El Premio Nobel de Literatura ha recaído en la escritora canadiense Alice Munro , un nombre que ya venía sonando desde hace años pero que esta vez no figuraba en un lugar destacado en las quinielas habituales, donde sí se imponía la figura de Haruki Murakami . Una sorpresa relativa, pues, y la confirmación de un enorme talento discreto que ha basado su trayectoria en un trabajo al margen de los fastos literarios. Mujer y básicamente cuentista, centrada en el relato breve (13 recopilaciones y una novela), Munro se aleja de los habituales parámetros del Nobel.
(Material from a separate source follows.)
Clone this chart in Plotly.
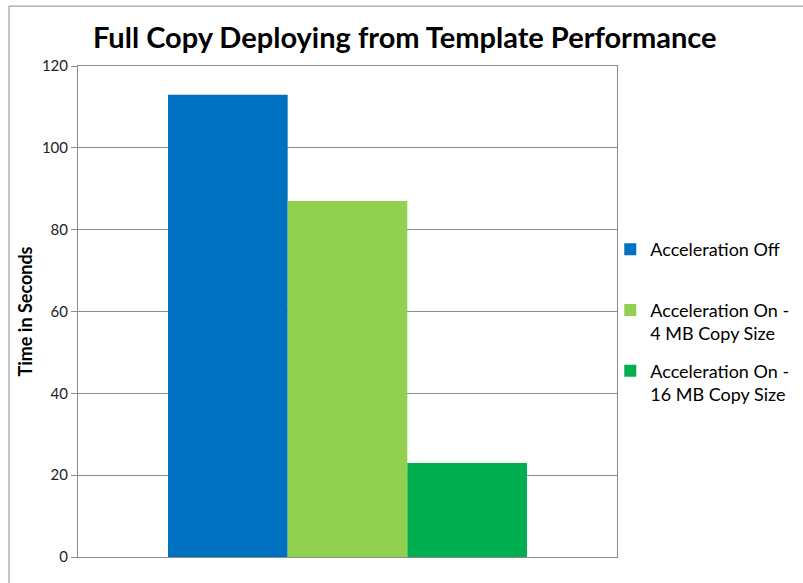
import plotly.graph_objects as go

categories = ["Full Copy"]
series_names = ["Acceleration Off<br>&nbsp;",
                "Acceleration On -<br>4 MB Copy Size",
                "Acceleration On -<br>16 MB Copy Size"]
series_values = [[113], [87], [23]]
series_colors = ["#0070C0", "#92D050", "#00B050"]
y_ticks = [0, 20, 40, 60, 80, 100, 120]

fig = go.Figure()
for i, (name, vals, col) in enumerate(zip(series_names, series_values, series_colors)):
    fig.add_trace(go.Bar(x=categories, y=vals, name=name, legendgroup=f"g{i}",
                         marker=dict(color=col, line=dict(width=0))))

fig.update_layout(
    width=803, height=583,
    barmode="group", bargap=0.334, bargroupgap=0,
    paper_bgcolor="white", plot_bgcolor="white",
    margin=dict(l=78, r=186, t=66, b=26, autoexpand=False),
    font=dict(family="Lato, Open Sans, sans-serif", color="#000000"),
    title=dict(text="<b>Full Copy Deploying from Template Performance</b>",
               x=0.504, xanchor="center", y=0.935, yanchor="middle",
               font=dict(size=29, family="Lato, sans-serif")),
    legend=dict(x=0.9875, xanchor="left", y=0.664, yanchor="top",
                font=dict(size=18), valign="top", bgcolor="rgba(0,0,0,0)",
                traceorder="grouped", tracegroupgap=11,
                itemwidth=30),
    showlegend=True,
)
fig.update_xaxes(showticklabels=False, ticks="", showline=True,
                 linecolor="#8c8c8c", linewidth=1, mirror=True)
fig.update_yaxes(range=[0, 120], tickvals=y_ticks, ticks="outside", ticklen=6,
                 tickcolor="#8c8c8c", showgrid=True, gridcolor="#8c8c8c",
                 gridwidth=1, showline=True, linecolor="#8c8c8c", mirror=True,
                 tickfont=dict(size=15, color="#222222"),
                 title=dict(text="<b>Time in Seconds</b>", font=dict(size=18),
                            standoff=4))

# chart area border (left and top visible)
fig.add_shape(type="rect", xref="paper", yref="paper",
              x0=-0.128, x1=1.5, y0=-0.2, y1=1.122,
              line=dict(color="#8c8c8c", width=1), layer="below")

fig.write_html("out.html", config={"displayModeBar": False},
               post_script="document.body.style.margin='0px';")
Aporta una visión del mundo --a partir de su propia región, Ontario-- que se convierte en universal porque describe y aborda las grietas de la vida cotidiana que pueden conducirnos, a través de pequeños detalles, hasta la desesperación y el vértigo de la caída libre o hasta la toma de conciencia, dolorosa, de la propia existencia.

En obras como Las vidas de las mujeres, El progreso del amor, Odio, amistad, noviazgo, amor, matrimonio o las más recientes La vista desde Castel Rock, Demasiada felicidad y Mi vida querida, la prosa porosa y envolvente de Munro nos ofrece un universo de pequeñas insatisfacciones que esconden el poso de la tragedia, a la manera --como muchos han querido ver-- de Chéjov , gracias a una fijación por lo mínimo que es en apariencia intrascendente y que acaba por imponer su ley. Un Nobel justo que premia una carrera literaria que estéticamente nos atrae y que nos interpela moralmente.